Reports indicate that most of our senior citizens, especially the majority living in rural areas, are living in abject and absolute poverty.

They sleep in shacks that leak, often on empty stomachs while covering their hard and time-honoured bodies in rags.

To survive, most turn to begging and, of course, complete reliance on handouts from the younger generation if not strangers.

Their painful situation is exacerbated by the fact that existing traditional systems of care and support for the elderly in Malawi are increasingly breaking down as the extended family system is collapsing.

They are on their own; rejected, abandoned and accused of witchcraft. If they are not killed, they die like stray dogs, wrapped in mats and buried in unmarked graves.

Is this the kind of treatment we should continue to accord our senior citizens?

I am saying no.

President Lazarus Chakwera and Vice-President Saulos Chilima won on a ticket of ensuring that we create a better Malawian that benefits all.

They prefer calling it ‘Malawi wokomera tonse’.

 We are certain that even the elderly are part of this new Malawi.

However, the situation on the ground is troubling for our elderly.

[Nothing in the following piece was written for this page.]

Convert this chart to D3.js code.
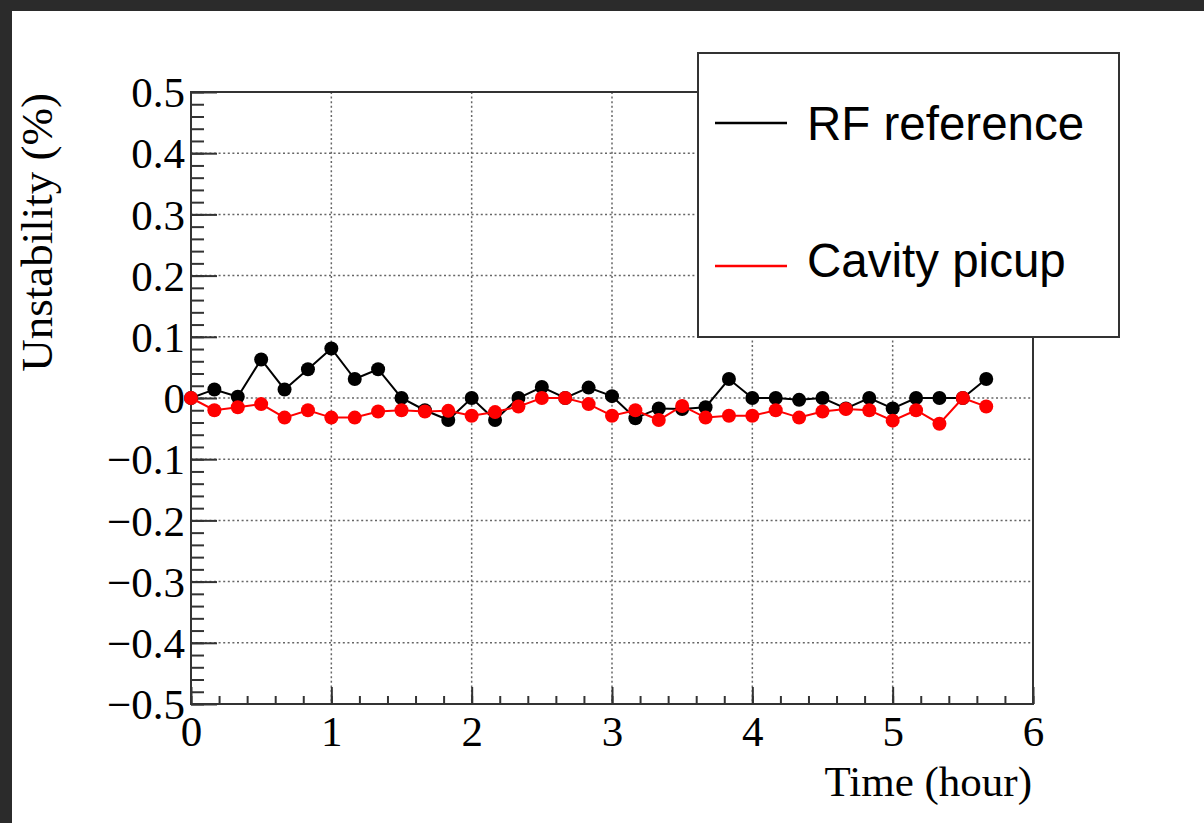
<!DOCTYPE html>
<html>
<head>
<meta charset="utf-8">
<script src="https://cdn.jsdelivr.net/npm/d3@7"></script>
<style>
  html, body { margin: 0; padding: 0; background: #2b2b2b; }
  svg { display: block; }
</style>
</head>
<body>
<svg id="chart" width="1204" height="823"></svg>
<script>
// ---- data ----
const times = [0, 0.1667, 0.3333, 0.5, 0.6667, 0.8333, 1, 1.1667, 1.3333, 1.5, 1.6667, 1.8333,
  2, 2.1667, 2.3333, 2.5, 2.6667, 2.8333, 3, 3.1667, 3.3333, 3.5, 3.6667, 3.8333,
  4, 4.1667, 4.3333, 4.5, 4.6667, 4.8333, 5, 5.1667, 5.3333, 5.5, 5.6667];
const rfReference = [0, 0.014, 0.002, 0.063, 0.014, 0.047, 0.081, 0.031, 0.047, 0, -0.02, -0.036,
  0, -0.036, 0, 0.018, 0, 0.017, 0.003, -0.033, -0.017, -0.018, -0.015, 0.031,
  0, 0, -0.003, 0, -0.017, 0, -0.017, 0, 0, 0, 0.031];
const cavityPicup = [0, -0.02, -0.015, -0.01, -0.032, -0.02, -0.032, -0.032, -0.022, -0.02, -0.022, -0.021,
  -0.029, -0.023, -0.014, 0, 0, -0.01, -0.029, -0.02, -0.036, -0.013, -0.032, -0.029,
  -0.029, -0.02, -0.032, -0.022, -0.018, -0.02, -0.037, -0.02, -0.042, 0, -0.014];
const seriesNames = ["RF reference", "Cavity picup"];
const seriesColors = ["#000000", "#ff0000"];
const xTicks = [0, 1, 2, 3, 4, 5, 6];
const yTicks = [-0.5, -0.4, -0.3, -0.2, -0.1, 0, 0.1, 0.2, 0.3, 0.4, 0.5];
const xTitle = "Time (hour)";
const yTitle = "Unstability (%)";

// ---- layout ----
const svg = d3.select("#chart");
const L = 191, R = 1033, T = 92, B = 704;
const serif = "'Liberation Serif', 'Times New Roman', serif";
const sans = "'Liberation Sans', Arial, sans-serif";

svg.append("rect").attr("x", 0).attr("y", 0).attr("width", 1204).attr("height", 823).attr("fill", "#2b2b2b");
svg.append("rect").attr("x", 12).attr("y", 11).attr("width", 1192).attr("height", 812).attr("fill", "#ffffff");

const x = d3.scaleLinear().domain([0, 6]).range([L, R]);
const y = d3.scaleLinear().domain([-0.5, 0.5]).range([B, T]);

// grid
const grid = svg.append("g");
grid.selectAll("line.gx").data(xTicks.filter(d => d > 0 && d < 6)).enter().append("line")
  .attr("x1", d => x(d)).attr("x2", d => x(d)).attr("y1", T).attr("y2", B)
  .attr("stroke", "#666").attr("stroke-width", 1.5).attr("stroke-dasharray", "2,2.6");
grid.selectAll("line.gy").data(yTicks.filter(d => d > -0.5 && d < 0.5)).enter().append("line")
  .attr("x1", L).attr("x2", R).attr("y1", d => y(d)).attr("y2", d => y(d))
  .attr("stroke", "#666").attr("stroke-width", 1.5).attr("stroke-dasharray", "2,2.6");

// axes ticks (inward)
function styleAxis(g) {
  g.select(".domain").remove();
  g.selectAll(".tick line").attr("stroke", "#333").attr("stroke-width", 2);
  g.selectAll("text").remove();
}
const yMinor = d3.range(-50, 51, 2).map(v => v / 100);
svg.append("g").attr("transform", `translate(${L},0)`)
  .call(d3.axisRight(y).tickValues(yMinor).tickSize(13).tickFormat(""))
  .call(styleAxis);
svg.append("g").attr("transform", `translate(${L},0)`)
  .call(d3.axisRight(y).tickValues(yTicks).tickSize(26).tickFormat(""))
  .call(styleAxis);
const xMinor = d3.range(0, 31, 1).map(v => v / 5);
svg.append("g").attr("transform", `translate(0,${B})`)
  .call(d3.axisTop(x).tickValues(xMinor).tickSize(8).tickFormat(""))
  .call(styleAxis);
svg.append("g").attr("transform", `translate(0,${B})`)
  .call(d3.axisTop(x).tickValues(xTicks).tickSize(17).tickFormat(""))
  .call(styleAxis);

// frame
svg.append("rect").attr("x", L).attr("y", T).attr("width", R - L).attr("height", B - T)
  .attr("fill", "none").attr("stroke", "#333").attr("stroke-width", 2);

// tick labels
const yFmt = d => d === 0 ? "0" : d3.format(".1f")(d);
const yLab = svg.append("g").attr("transform", `translate(${L - 6},0)`)
  .call(d3.axisLeft(y).tickValues(yTicks).tickSize(0).tickPadding(0).tickFormat(yFmt));
yLab.select(".domain").remove();
yLab.selectAll("text").attr("font-family", serif).attr("font-size", 43).attr("fill", "#000")
  .attr("dy", "0.34em");

const xLab = svg.append("g").attr("transform", `translate(0,${B})`)
  .call(d3.axisBottom(x).tickValues(xTicks).tickSize(0).tickPadding(0).tickFormat(d3.format("d")));
xLab.select(".domain").remove();
xLab.selectAll("text").attr("font-family", serif).attr("font-size", 43).attr("fill", "#000")
  .attr("dy", null).attr("y", 42);

// titles
svg.append("text").attr("x", R - 1).attr("y", 796).attr("text-anchor", "end")
  .attr("font-family", serif).attr("font-size", 43).attr("fill", "#000").text(xTitle);
svg.append("text").attr("transform", `translate(52,${T + 1}) rotate(-90)`).attr("text-anchor", "end")
  .attr("font-family", serif).attr("font-size", 45).attr("fill", "#000").text(yTitle);

// series
const seriesData = [rfReference, cavityPicup];
const line = d3.line().x(d => x(d[0])).y(d => y(d[1]));
seriesData.forEach((vals, si) => {
  const pts = times.map((t, i) => [t, vals[i]]);
  const g = svg.append("g");
  g.append("path").datum(pts).attr("d", line).attr("fill", "none")
    .attr("stroke", seriesColors[si]).attr("stroke-width", 2);
  g.selectAll("circle").data(pts).enter().append("circle")
    .attr("cx", d => x(d[0])).attr("cy", d => y(d[1])).attr("r", 7)
    .attr("fill", seriesColors[si]);
});

// legend
const lg = svg.append("g");
lg.append("rect").attr("x", 698).attr("y", 53).attr("width", 421).attr("height", 284)
  .attr("fill", "#fff").attr("stroke", "#333").attr("stroke-width", 2);
const legY = [123, 266];
const legBase = [140, 277];
seriesNames.forEach((n, i) => {
  lg.append("line").attr("x1", 715).attr("x2", 787).attr("y1", legY[i]).attr("y2", legY[i])
    .attr("stroke", seriesColors[i]).attr("stroke-width", 2.5);
  lg.append("text").attr("x", 807).attr("y", legBase[i]).attr("font-family", sans)
    .attr("font-size", 47.5).attr("fill", "#000").text(n);
});
</script>
</body>
</html>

That is why I support submissions by Malawi Network for the Elderly People (Manepo) who propose an urgent need for the Chakwera administration to implement a universal pension for all elderly people in Malawi.

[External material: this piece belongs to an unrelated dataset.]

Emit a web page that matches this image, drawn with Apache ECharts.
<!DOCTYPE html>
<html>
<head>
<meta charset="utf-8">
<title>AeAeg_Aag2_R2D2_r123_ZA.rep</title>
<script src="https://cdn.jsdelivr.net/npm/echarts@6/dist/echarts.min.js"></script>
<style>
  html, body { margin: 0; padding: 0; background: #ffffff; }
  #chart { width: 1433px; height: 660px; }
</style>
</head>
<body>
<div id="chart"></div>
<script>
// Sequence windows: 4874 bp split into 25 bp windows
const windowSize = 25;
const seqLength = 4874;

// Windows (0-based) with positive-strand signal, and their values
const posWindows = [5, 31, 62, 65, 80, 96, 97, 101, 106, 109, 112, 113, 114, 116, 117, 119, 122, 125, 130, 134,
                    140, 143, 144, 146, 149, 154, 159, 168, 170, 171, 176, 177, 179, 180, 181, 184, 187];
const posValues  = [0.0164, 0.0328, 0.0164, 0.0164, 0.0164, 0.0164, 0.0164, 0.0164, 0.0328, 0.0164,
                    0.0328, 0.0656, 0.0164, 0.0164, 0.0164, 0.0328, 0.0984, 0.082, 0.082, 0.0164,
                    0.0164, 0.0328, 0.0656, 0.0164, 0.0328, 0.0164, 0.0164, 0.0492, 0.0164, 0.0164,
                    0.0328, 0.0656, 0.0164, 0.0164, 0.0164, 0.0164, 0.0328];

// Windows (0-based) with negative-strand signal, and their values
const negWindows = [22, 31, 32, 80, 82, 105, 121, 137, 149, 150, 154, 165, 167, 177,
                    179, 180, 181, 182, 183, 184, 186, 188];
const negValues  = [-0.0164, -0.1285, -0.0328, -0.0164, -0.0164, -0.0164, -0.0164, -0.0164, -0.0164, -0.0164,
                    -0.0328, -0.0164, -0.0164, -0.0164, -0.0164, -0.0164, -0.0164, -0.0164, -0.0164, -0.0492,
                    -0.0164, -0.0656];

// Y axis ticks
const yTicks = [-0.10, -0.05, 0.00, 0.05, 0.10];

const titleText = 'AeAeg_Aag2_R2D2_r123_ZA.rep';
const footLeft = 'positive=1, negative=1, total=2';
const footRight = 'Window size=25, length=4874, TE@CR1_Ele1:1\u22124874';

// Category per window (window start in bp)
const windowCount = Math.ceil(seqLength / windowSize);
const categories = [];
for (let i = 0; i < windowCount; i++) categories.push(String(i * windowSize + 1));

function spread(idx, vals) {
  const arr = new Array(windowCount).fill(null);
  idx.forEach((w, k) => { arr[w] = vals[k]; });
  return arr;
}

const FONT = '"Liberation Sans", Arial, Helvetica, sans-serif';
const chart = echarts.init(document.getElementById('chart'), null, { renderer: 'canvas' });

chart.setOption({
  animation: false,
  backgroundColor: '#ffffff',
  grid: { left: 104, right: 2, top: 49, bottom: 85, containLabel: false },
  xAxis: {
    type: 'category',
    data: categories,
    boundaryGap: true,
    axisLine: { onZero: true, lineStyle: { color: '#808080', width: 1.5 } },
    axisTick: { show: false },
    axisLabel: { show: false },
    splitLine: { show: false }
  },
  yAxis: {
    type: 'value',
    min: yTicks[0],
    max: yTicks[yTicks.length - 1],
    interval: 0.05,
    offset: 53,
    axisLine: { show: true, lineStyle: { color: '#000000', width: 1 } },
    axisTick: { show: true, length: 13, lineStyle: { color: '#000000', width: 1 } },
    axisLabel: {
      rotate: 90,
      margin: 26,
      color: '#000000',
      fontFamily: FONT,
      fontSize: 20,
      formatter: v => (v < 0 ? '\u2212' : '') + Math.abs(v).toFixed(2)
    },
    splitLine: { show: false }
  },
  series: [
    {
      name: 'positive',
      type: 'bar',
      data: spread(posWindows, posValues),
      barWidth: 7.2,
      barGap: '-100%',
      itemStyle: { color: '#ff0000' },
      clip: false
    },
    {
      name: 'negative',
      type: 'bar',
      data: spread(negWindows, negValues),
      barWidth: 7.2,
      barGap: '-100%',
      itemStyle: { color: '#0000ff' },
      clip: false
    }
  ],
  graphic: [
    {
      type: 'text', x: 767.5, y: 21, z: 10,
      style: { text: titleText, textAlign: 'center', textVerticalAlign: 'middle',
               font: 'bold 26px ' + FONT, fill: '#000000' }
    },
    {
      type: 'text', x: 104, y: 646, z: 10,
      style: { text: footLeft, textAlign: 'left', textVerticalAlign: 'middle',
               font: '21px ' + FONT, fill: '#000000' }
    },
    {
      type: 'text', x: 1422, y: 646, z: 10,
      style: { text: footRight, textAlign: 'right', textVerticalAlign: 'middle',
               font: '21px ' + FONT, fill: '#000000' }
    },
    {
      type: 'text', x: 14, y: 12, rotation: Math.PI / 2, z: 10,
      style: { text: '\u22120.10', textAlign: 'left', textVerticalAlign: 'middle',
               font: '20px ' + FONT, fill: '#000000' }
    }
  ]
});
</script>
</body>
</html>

 A universal pension is just an example of social protection schemes aimed at protecting the most vulnerable in our society, especially those who are either too old to work or sickly and frail.

In Malawi, some of the poorest of the poor have been beneficiaries of social protection schemes, including social cash transfers and farm input subsidies.

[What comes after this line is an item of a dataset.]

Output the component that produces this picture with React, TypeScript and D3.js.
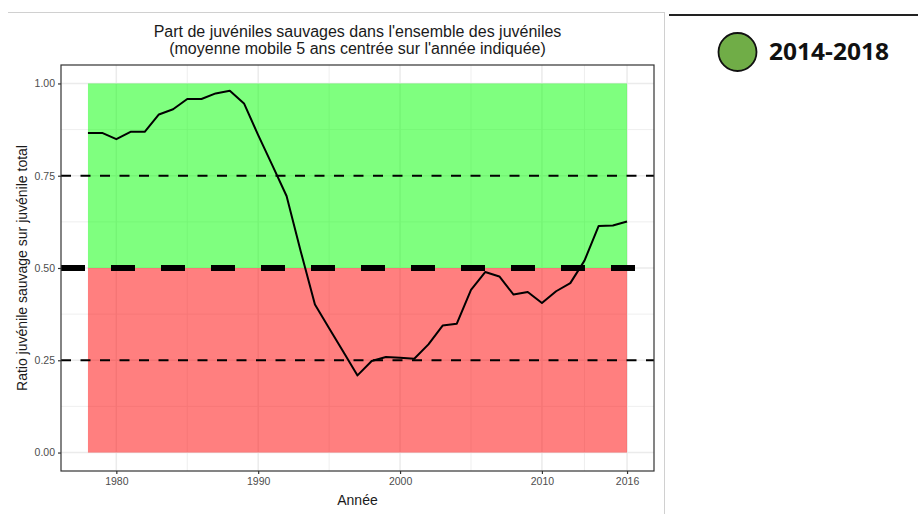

However, these schemes are generic. As such, not much trickles to the elderly.

In 2016, a government study showed that three-quarters of the elderly do not benefit from these schemes.

That is why a special scheme, entirely targeting the elderly is a matter of urgency if, as a nation, we care to protect our senior citizens to live their life in dignity.

You see, there are only about one million old people in Malawi.

However, only five percent are on pension and studies show that they live a better life.

This means that  if government can implement a universal, non-contributory pension scheme, the lives of our senior citizens will begin to improve.

The good thing is that government has already done studies on this and the conclusion has been that social pensions represent an important component of an institutional foundation for old-age social protection.

The Tonse Alliance government just needs to take it up from there.

There is a good reason not just for the elderly, but for the entire society as regards why we should have a universal pension scheme for the elderly. 

A universal pension would also create multipliers within the households and the wider community. There is empirical evidence of how pensions can reduce child poverty and rates of child labour —and boost school enrolment.

The extra cash being pumped into rural communities would also catalyse efforts towards agricultural development.

 Further, a scheme of this nature would provide a long-term tool to systematically share the proceeds of growth among society as a whole, and thus contain levels of inequality.

This is why I feel time has come for Chakwera to live to his ideal of an inclusive government that takes care of all, including the elderly.

Malawi needs a universal pension scheme for our senior citizens.